Jazz is the bleu cheese of popular music. It's robust, complex, sophisticated, and, as any good cheese, often smells like a dead man's feet. When you're talking jazz violin, the line between sweet & sour is thin; no frets or classical positions to rely on and four delicate strings so responsive and elastic it's a miracle a few straight notes are ever voiced. Plus you're improvising. It's like dancing in a swamp, and you better be damn good.
And Stéphane Grappelli was all kinds of good. More importantly, he was brave, and understood not just trad jazz but the art of spontaneity. He'd learned it the hard way busking in France, swinging and bopping his way to the top, paying his dues, and becoming one of the finest stringmen in the world. Some think of Grappelli as "gypsy music", though he is nothing of the sort. This is one of his earliest records proper as a solo artist (a sort of comeback for him after a dry spell) backed-up by the smokin' trio of piano great Mo Vander, double-bassist Pierre Michelot, and Baptiste Reilles' skins. The 1956 issue consists largely of standards, and Sinatra never did 'Lady is a Tramp' like this.

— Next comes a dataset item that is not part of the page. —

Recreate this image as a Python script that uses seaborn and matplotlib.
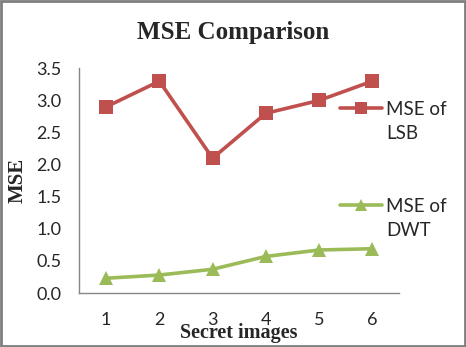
import numpy as np
import pandas as pd
import seaborn as sns
import matplotlib.pyplot as plt
from matplotlib.lines import Line2D
from matplotlib.patches import Rectangle

# values
images = [1, 2, 3, 4, 5, 6]
mse_lsb = [2.9, 3.3, 2.1, 2.8, 3.0, 3.3]
mse_dwt = [0.23, 0.28, 0.37, 0.57, 0.67, 0.69]
series_names = ['LSB', 'DWT']
yticks = [0.0, 0.5, 1.0, 1.5, 2.0, 2.5, 3.0, 3.5]

red = '#C0504D'
green = '#9BBB59'
axis_gray = '#868686'

df = pd.DataFrame({
    'image': images * 2,
    'mse': mse_lsb + mse_dwt,
    'method': ['LSB'] * len(images) + ['DWT'] * len(images),
})

sns.set_style('white')
plt.rcParams['font.family'] = ['Lato', 'DejaVu Sans']

fig = plt.figure(figsize=(4.66, 3.47), dpi=100)
ax = fig.add_axes([0.1706, 0.1556, 0.856 - 0.1706, 0.803 - 0.1556])

sns.lineplot(data=df, x='image', y='mse', hue='method', style='method',
             hue_order=series_names, style_order=series_names,
             palette={'LSB': red, 'DWT': green},
             markers={'LSB': 's', 'DWT': '^'}, dashes=False,
             markersize=10.5, linewidth=2.6, markeredgewidth=0,
             legend=False, ax=ax)

ax.set_xlim(0.5, 6.5)
ax.set_ylim(0, 3.5)
ax.set_yticks(yticks)
ax.set_yticklabels([f'{v:.1f}' for v in yticks])
ax.set_xticks(images)
ax.set_xticks(np.arange(0.5, 7, 1), minor=True)
ax.tick_params(axis='x', which='major', length=0, pad=14, labelsize=13)
ax.tick_params(axis='x', which='minor', length=4, width=1, color=axis_gray, direction='out')
ax.tick_params(axis='y', length=4, width=1, color=axis_gray, direction='out', pad=9, labelsize=13)

for side in ['top', 'right']:
    ax.spines[side].set_visible(False)
for side in ['left', 'bottom']:
    ax.spines[side].set_color(axis_gray)
    ax.spines[side].set_linewidth(1)

serif = ['Liberation Serif', 'DejaVu Serif']
ax.set_xlabel('Secret images', family=serif, fontweight='bold', fontsize=14.5)
ax.xaxis.set_label_coords(0.5, -0.135)
ax.set_ylabel('MSE', family=serif, fontweight='bold', fontsize=15)
ax.yaxis.set_label_coords(-0.163, 0.5)

fig.text(0.5, 1 - 39 / 347, 'MSE Comparison', family=serif, fontweight='bold',
         fontsize=18, ha='center', va='baseline')

# legend: one per series, marker on the first text line
blank = Line2D([], [], color='none')
h_lsb = Line2D([], [], color=red, marker='s', markersize=8.5, linewidth=2.6, markeredgewidth=0)
h_dwt = Line2D([], [], color=green, marker='^', markersize=8.5, linewidth=2.6, markeredgewidth=0)
leg_kw = dict(loc='upper left', frameon=False, fontsize=13.5, borderpad=0, borderaxespad=0,
              handlelength=2.25, handletextpad=0.2, labelspacing=0.38)
leg1 = fig.legend([h_lsb, blank], ['MSE of', 'LSB'],
                  bbox_to_anchor=(340 / 466, 1 - 101 / 347), **leg_kw)
leg2 = fig.legend([h_dwt, blank], ['MSE of', 'DWT'],
                  bbox_to_anchor=(340 / 466, 1 - 198 / 347), **leg_kw)

# outer border
fig.patches.append(Rectangle((0.002, 0.003), 0.996, 0.994, transform=fig.transFigure,
                             fill=False, edgecolor='#7f7f7f', linewidth=2))

fig.savefig('out.png', dpi=100)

As a young jazz listener, I wasn't much partial to standards. I found them, well, boring. But here the beauty and possibilities of a quality tune is abundantly clear, the opportunity to to alter, even destroy and rebuild a good ditty, never more glorious. Grappelli's bluenotes curl around melodies and pull them into malleable phrases of giddy delight and musical wonder, as on 'Fascinatin Rhythm' with its sudden modulations and stuttering pace. Contemplative and slightly sad 'Dans la Vie', lively 'Cheek to Cheek', tightly-swung 'Taking a Chance on Love' with Grappelli all over the neck and Mo Vander starting to come out.
For '56 this is a lovely recording, levels for 'S'Wonderful' spot-on and Baptiste Reilles showing why he was considered the best brusher in the business. More Gershwin Bros. with 'Someone to Watch Over Me' sporting a misplaced harpsichord, bright-eyed and bushytailed 'If I Had You', sublime ruminations of 'Body and Soul' and frantic whirling of 'I Want to be Happy' where these boys just let it go. Utterly heartsick 'Shes Funny That Way' takes us along with two lovers walking & shopping in Paris, and 'Time After Time' allows us to peek into their intimacy later that night.
The historic session wraps with a hot-bop treatment of Cole Porter's 'Just One of Those Things' and a few alternate takes. If you're ready for Grappelli and what is possible from a good jazz violinist, he's ready for you and always will be-- hanging in time, waiting patiently for you to discover his elegant magic.